When Kit and I moved to Missouri in 1988 , we bought a house in the country with a barn and were soon visited by a tough guy yellow cat we named Barney.  Then Blanche, a dainty white feline, arrived with him one morning. Before long there were many.  Like Jane Goodall and her study of wild chimpanzees in Africa, I named each cat and kitten according to their personalities and wrote about them when I became a journalist.

Mark Twain famously said, “When a man loves cats, I am his friend and comrade, without further introduction.”  Ernest Hemingway adored cats, especially the six-toed type.   “A cat”, he professed, “has absolute emotional honesty:  human beings, for one reason or another, may hide their feelings, but a cat does not.”

In an article, “10 Famous Authors and Their Cats,” by Alison Nastasi (Poets & Writers, 2018) talked  about African American novelist Alice Walker (The Color Purple and The Way Forward with a Broken Heart) and her connection with cats and their magical feline alternative reality. Walker feels that she grew up wild, and the standard rules of behavior never applied to her.  “Why,” she states in an interview, “would I conform to a society that doesn’t value my existence, that has done everything to wipe me out?”  When it comes to her cats, the novelist favors the outsiders and misfits like a snaggle-toothed stray she took in and a sweet calico from a shelter with a rough past that she named after artist Frida Kahlo.

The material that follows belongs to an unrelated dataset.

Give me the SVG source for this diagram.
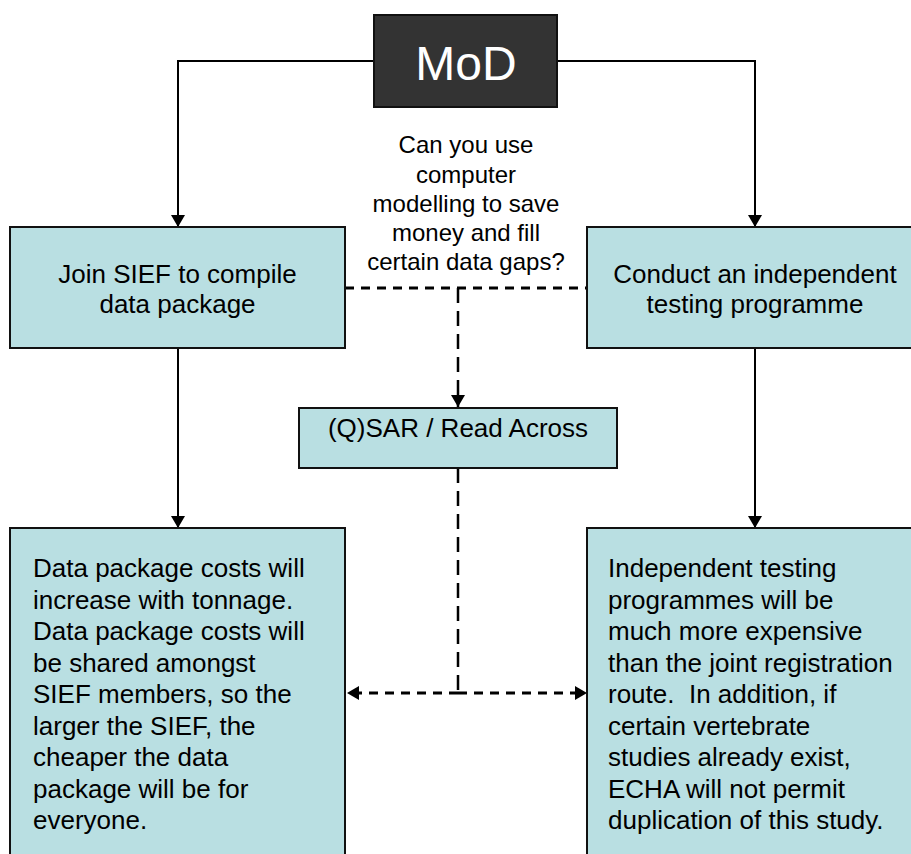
<svg xmlns="http://www.w3.org/2000/svg" width="911" height="854" viewBox="0 0 911 854">
<defs>
<style>
.box{fill:#b9dfe2;stroke:#111;stroke-width:2}
.t{font-family:"Liberation Sans",Arial,sans-serif;font-size:26px;fill:#000}
.q{font-family:"Liberation Sans",Arial,sans-serif;font-size:24px;fill:#000}
.solid{fill:none;stroke:#000;stroke-width:2}
.dh{fill:none;stroke:#000;stroke-width:3;stroke-dasharray:9 7}
.dv{fill:none;stroke:#000;stroke-width:2.5;stroke-dasharray:15 8}
</style>
<marker id="ah" viewBox="0 0 12 14" refX="12" refY="7" markerWidth="12" markerHeight="14" markerUnits="userSpaceOnUse" orient="auto">
<path d="M0,0 L12,7 L0,14 Z" fill="#000"/>
</marker>
</defs>
<rect width="911" height="854" fill="#fff"/>
<g id="connectors">
<path class="solid" d="M374,61 H178 V227" marker-end="url(#ah)"/>
<path class="solid" d="M557,61 H755 V227" marker-end="url(#ah)"/>
<path class="solid" d="M178,348 V528" marker-end="url(#ah)"/>
<path class="solid" d="M755,348 V528" marker-end="url(#ah)"/>
<path class="dh" d="M345,288 H587"/>
<path class="dv" d="M458,288 V407" marker-end="url(#ah)"/>
<path class="dv" d="M458,468 V693"/>
<path class="dh" d="M458,693 H347" marker-end="url(#ah)"/>
<path class="dh" d="M458,693 H587" marker-end="url(#ah)"/>
</g>
<g id="mod">
<rect x="374" y="15" width="183" height="92" fill="#333" stroke="#111" stroke-width="2"/>
<text x="466" y="80" text-anchor="middle" font-family="Liberation Sans,Arial,sans-serif" font-size="48" fill="#fff">MoD</text>
</g>
<g id="question">
<text class="q" text-anchor="middle"><tspan x="466" y="153">Can you use</tspan><tspan x="466" y="183">computer</tspan><tspan x="466" y="212">modelling to save</tspan><tspan x="466" y="241">money and fill</tspan><tspan x="466" y="270">certain data gaps?</tspan></text>
</g>
<g id="join">
<rect class="box" x="10" y="227" width="335" height="121"/>
<text class="t" text-anchor="middle"><tspan x="177.5" y="283">Join SIEF to compile</tspan><tspan x="177.5" y="313">data package</tspan></text>
</g>
<g id="conduct">
<rect class="box" x="587" y="227" width="336" height="121"/>
<text class="t" text-anchor="middle"><tspan x="755" y="283">Conduct an independent</tspan><tspan x="755" y="313">testing programme</tspan></text>
</g>
<g id="qsar">
<rect class="box" x="299" y="408" width="318" height="60"/>
<text class="t" text-anchor="middle" x="458" y="437">(Q)SAR / Read Across</text>
</g>
<g id="sief-costs">
<rect class="box" x="10" y="528" width="335" height="340"/>
<text class="t"><tspan x="33" y="577">Data package costs will</tspan><tspan x="33" y="609">increase with tonnage.</tspan><tspan x="33" y="640">Data package costs will</tspan><tspan x="33" y="672">be shared amongst</tspan><tspan x="33" y="703">SIEF members, so the</tspan><tspan x="33" y="735">larger the SIEF, the</tspan><tspan x="33" y="766">cheaper the data</tspan><tspan x="33" y="798">package will be for</tspan><tspan x="33" y="829">everyone.</tspan></text>
</g>
<g id="independent-costs">
<rect class="box" x="587" y="528" width="336" height="340"/>
<text class="t"><tspan x="608" y="577">Independent testing</tspan><tspan x="608" y="609">programmes will be</tspan><tspan x="608" y="640">much more expensive</tspan><tspan x="608" y="672">than the joint registration</tspan><tspan x="608" y="703">route.&#160; In addition, if</tspan><tspan x="608" y="735">certain vertebrate</tspan><tspan x="608" y="766">studies already exist,</tspan><tspan x="608" y="798">ECHA will not permit</tspan><tspan x="608" y="829">duplication of this study.</tspan></text>
</g>
</svg>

In a letter to his godson in 1931, poet T.S. Eliot wrote, “I am glad you have a Cat, but I do not believe it is so remarkable a cat as My Cat.” In his book of cat poems,  Old Possum’s Book of Practical Cats, Eliot left little doubt that writers are astute observers of the nature of felines and the art of naming them.  Cats, he felt, needed a name that is peculiar and more dignified than everyday names, “or how else can he keep up his tail perpendicular, or spread out his whiskers, or cherish his pride.”  Growltiger, was the poet’s brave cat.  Rum Tum Tugger, a  restless tomcat, didn’t care for a cuddle.  Mungojerrie and Rumpelteazer were mischievous cat-burglars. Mr. Mistoffelees, a conjuring cat, was magical while Macavity was an enigmatic, cunning mystery cat. And Old Deuteronomy, the wise elder that sprawled on the floor and was easy to trip over,  lived a very long time.

A year ago, my cat Peekay—a golden tabby/Bengal mix—unexpectedly came into my life and became my constant companion in the home we share in the Sierra Foothills. In that short period of time, he’s grown from a precious, pink-nosed kitten with big paws and large ears into an ever-curious, super smart feline that explores the outdoors with me every morning and then chills on the porch in a secure Catio enclosure imitating birds that chitter in the trees nearby. Though he would love to stalk the grounds without me in watchful attendance, he is completely innocent of the dangers that lurk in this wooded world where black bears, foxes, coyotes, mountain lions and snakes are a reality; and were he ever to get lost, I would miss him mightily.  

Time spent with books and cats is never wasted. Aptly named after a brave little boy in Bryce Courtenay’s novel The Power of One, Peekay appears frequently in blogs on my website cathysalter.com.  As T.S. Eliot wrote, “That is the nature of felines and the art of naming them.”